DATA PROVIDED =>
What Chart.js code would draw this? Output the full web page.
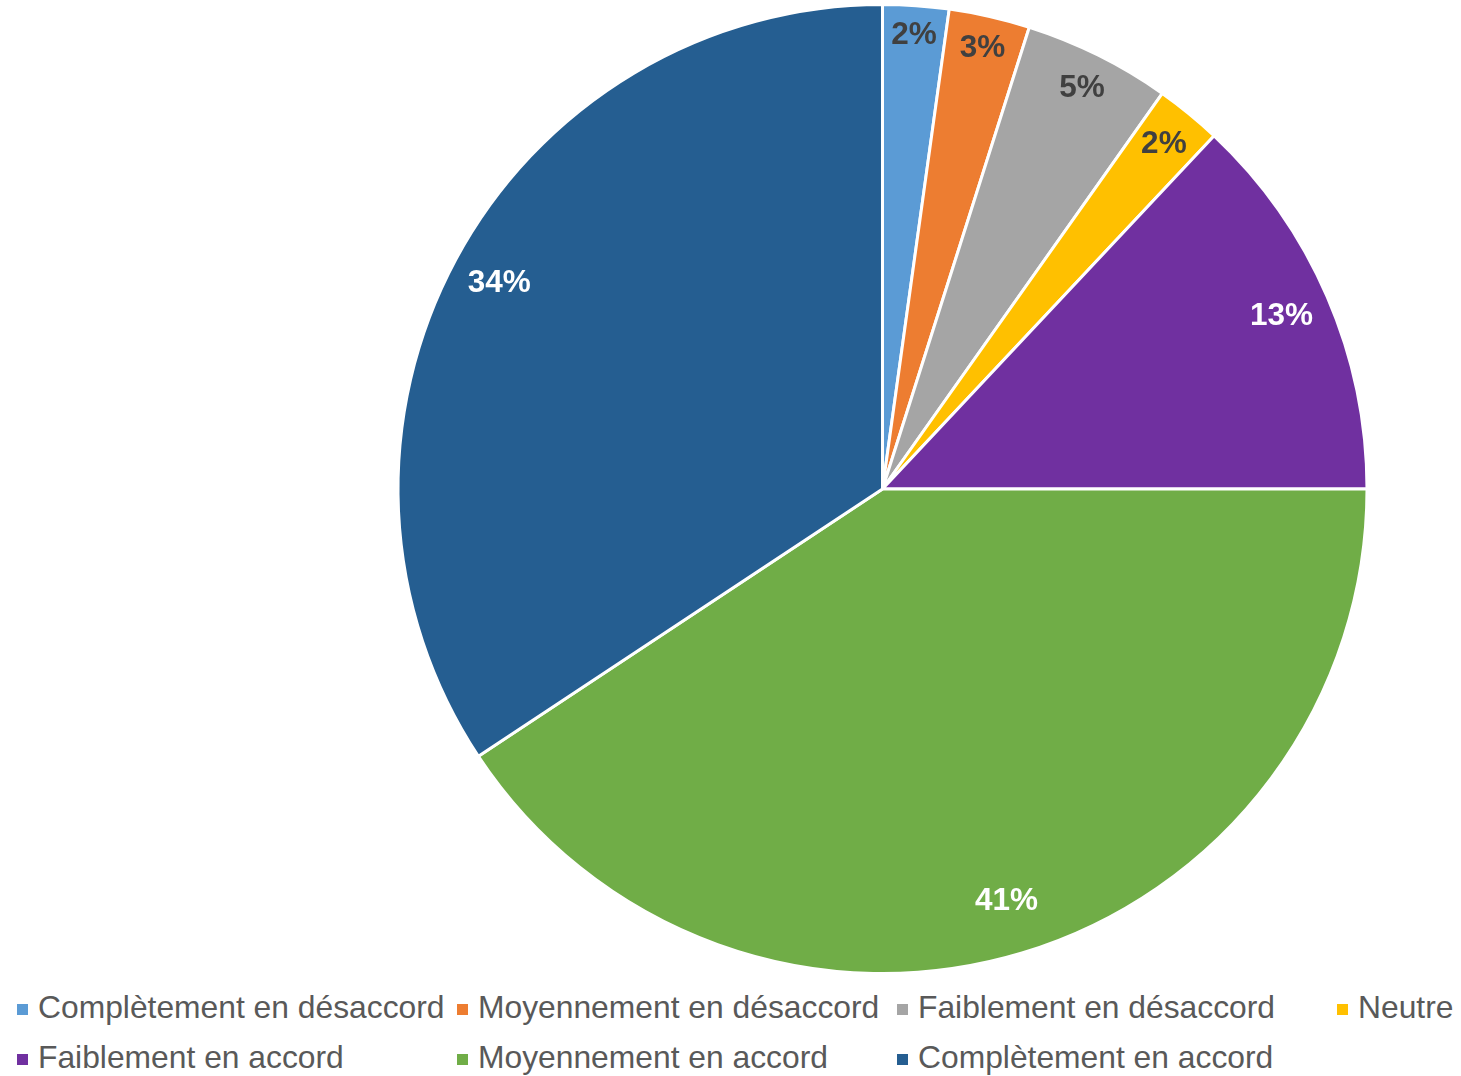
<!DOCTYPE html>
<html>
<head>
<meta charset="utf-8">
<script src="https://cdn.jsdelivr.net/npm/chart.js@4/dist/chart.umd.min.js"></script>
<style>
  body { margin: 0; background: #fff; font-family: "Liberation Sans", Arial, sans-serif; }
  #wrap { position: relative; width: 1461px; height: 1076px; }
  #box { position: absolute; left: 0; top: 0; width: 1461px; height: 980px; }
  .item { position: absolute; height: 40px; }
  .sq { position: absolute; left: 0; width: 11px; height: 11px; }
  .txt { position: absolute; left: 21px; top: 0; white-space: nowrap; font-size: 31.8px; line-height: 36px; color: #595959; }
</style>
</head>
<body>
<div id="wrap">
  <div id="box"><canvas id="pieAccord"></canvas></div>
  <div id="legend"></div>
</div>
<script>
var categories = [
    "Complètement en désaccord",
    "Moyennement en désaccord",
    "Faiblement en désaccord",
    "Neutre",
    "Faiblement en accord",
    "Moyennement en accord",
    "Complètement en accord"
];
var shares = [2.2, 2.7, 4.9, 2.2, 13.0, 40.7, 34.3];

var colors = ["#5B9BD5", "#ED7D31", "#A5A5A5", "#FFC000", "#7030A0", "#70AD47", "#255E91"];
var labelColors = ["#404040", "#404040", "#404040", "#404040", "#ffffff", "#ffffff", "#ffffff"];

// percentage labels, "inside end" like the spreadsheet
var insideLabels = {
    id: 'insideLabels',
    afterDatasetsDraw: function (chart) {
        var ctx = chart.ctx;
        var meta = chart.getDatasetMeta(0);
        var total = shares.reduce(function (a, b) { return a + b; }, 0);
        ctx.save();
        ctx.font = "bold 31.5px 'Liberation Sans', Arial, sans-serif";
        ctx.textAlign = 'center';
        ctx.textBaseline = 'middle';
        meta.data.forEach(function (arc, i) {
            var p = arc.getProps(['x', 'y', 'startAngle', 'endAngle', 'outerRadius'], true);
            var mid = (p.startAngle + p.endAngle) / 2;
            var txt = Math.round(shares[i] / total * 100) + '%';
            var w = ctx.measureText(txt).width;
            var c = Math.cos(mid), s = Math.sin(mid);
            // labels in the lower half sit a bit deeper inside
            var pad = 16 + 18 * Math.max(0, s);
            var d = p.outerRadius - pad - (Math.abs(c) * w / 2 + Math.abs(s) * 12);
            ctx.fillStyle = labelColors[i];
            ctx.fillText(txt, p.x + c * d, p.y + s * d);
        });
        ctx.restore();
    }
};

var ctx1 = document.getElementById("pieAccord");

var pieChart1 = new Chart(ctx1, {
    type: 'pie',
    data: {
        labels: categories,
        datasets: [
            {
                data: shares,
                backgroundColor: colors,
                hoverBackgroundColor: colors,
                borderColor: '#ffffff',
                borderWidth: 3,
                hoverOffset: 0
            }]
    },
    options: {
        responsive: true,
        maintainAspectRatio: false,
        animation: false,
        layout: { padding: { left: 304, right: 0, top: 3, bottom: 5 } },
        plugins: {
            legend: { display: false },
            tooltip: { enabled: false }
        }
    },
    plugins: [insideLabels]
});

// legend in a 4-column grid under the pie
var legend = document.getElementById("legend");
categories.forEach(function (name, i) {
    var col = i % 4, row = Math.floor(i / 4);
    var item = document.createElement('div');
    item.className = 'item';
    item.style.left = (17 + col * 440) + 'px';
    item.style.top = (989 + row * 50) + 'px';
    var sq = document.createElement('span');
    sq.className = 'sq';
    sq.style.background = colors[i];
    sq.style.top = '15px';
    var t = document.createElement('span');
    t.className = 'txt';
    t.textContent = name;
    item.appendChild(sq);
    item.appendChild(t);
    legend.appendChild(item);
});
</script>
</body>
</html>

EXERCISE DETAILS =>
Reproduce the material above verbatim; omit every picture.

ANSWER TO THE PROBLEM =>
What Chart.js code would draw this? Output the full web page.
<!DOCTYPE html>
<html>
<head>
<meta charset="utf-8">
<script src="https://cdn.jsdelivr.net/npm/chart.js@4/dist/chart.umd.min.js"></script>
<style>
  body { margin: 0; background: #fff; font-family: "Liberation Sans", Arial, sans-serif; }
  #wrap { position: relative; width: 1461px; height: 1076px; }
  #box { position: absolute; left: 0; top: 0; width: 1461px; height: 980px; }
  .item { position: absolute; height: 40px; }
  .sq { position: absolute; left: 0; width: 11px; height: 11px; }
  .txt { position: absolute; left: 21px; top: 0; white-space: nowrap; font-size: 31.8px; line-height: 36px; color: #595959; }
</style>
</head>
<body>
<div id="wrap">
  <div id="box"><canvas id="pieAccord"></canvas></div>
  <div id="legend"></div>
</div>
<script>
var categories = [
    "Complètement en désaccord",
    "Moyennement en désaccord",
    "Faiblement en désaccord",
    "Neutre",
    "Faiblement en accord",
    "Moyennement en accord",
    "Complètement en accord"
];
var shares = [2.2, 2.7, 4.9, 2.2, 13.0, 40.7, 34.3];

var colors = ["#5B9BD5", "#ED7D31", "#A5A5A5", "#FFC000", "#7030A0", "#70AD47", "#255E91"];
var labelColors = ["#404040", "#404040", "#404040", "#404040", "#ffffff", "#ffffff", "#ffffff"];

// percentage labels, "inside end" like the spreadsheet
var insideLabels = {
    id: 'insideLabels',
    afterDatasetsDraw: function (chart) {
        var ctx = chart.ctx;
        var meta = chart.getDatasetMeta(0);
        var total = shares.reduce(function (a, b) { return a + b; }, 0);
        ctx.save();
        ctx.font = "bold 31.5px 'Liberation Sans', Arial, sans-serif";
        ctx.textAlign = 'center';
        ctx.textBaseline = 'middle';
        meta.data.forEach(function (arc, i) {
            var p = arc.getProps(['x', 'y', 'startAngle', 'endAngle', 'outerRadius'], true);
            var mid = (p.startAngle + p.endAngle) / 2;
            var txt = Math.round(shares[i] / total * 100) + '%';
            var w = ctx.measureText(txt).width;
            var c = Math.cos(mid), s = Math.sin(mid);
            // labels in the lower half sit a bit deeper inside
            var pad = 16 + 18 * Math.max(0, s);
            var d = p.outerRadius - pad - (Math.abs(c) * w / 2 + Math.abs(s) * 12);
            ctx.fillStyle = labelColors[i];
            ctx.fillText(txt, p.x + c * d, p.y + s * d);
        });
        ctx.restore();
    }
};

var ctx1 = document.getElementById("pieAccord");

var pieChart1 = new Chart(ctx1, {
    type: 'pie',
    data: {
        labels: categories,
        datasets: [
            {
                data: shares,
                backgroundColor: colors,
                hoverBackgroundColor: colors,
                borderColor: '#ffffff',
                borderWidth: 3,
                hoverOffset: 0
            }]
    },
    options: {
        responsive: true,
        maintainAspectRatio: false,
        animation: false,
        layout: { padding: { left: 304, right: 0, top: 3, bottom: 5 } },
        plugins: {
            legend: { display: false },
            tooltip: { enabled: false }
        }
    },
    plugins: [insideLabels]
});

// legend in a 4-column grid under the pie
var legend = document.getElementById("legend");
categories.forEach(function (name, i) {
    var col = i % 4, row = Math.floor(i / 4);
    var item = document.createElement('div');
    item.className = 'item';
    item.style.left = (17 + col * 440) + 'px';
    item.style.top = (989 + row * 50) + 'px';
    var sq = document.createElement('span');
    sq.className = 'sq';
    sq.style.background = colors[i];
    sq.style.top = '15px';
    var t = document.createElement('span');
    t.className = 'txt';
    t.textContent = name;
    item.appendChild(sq);
    item.appendChild(t);
    legend.appendChild(item);
});
</script>
</body>
</html>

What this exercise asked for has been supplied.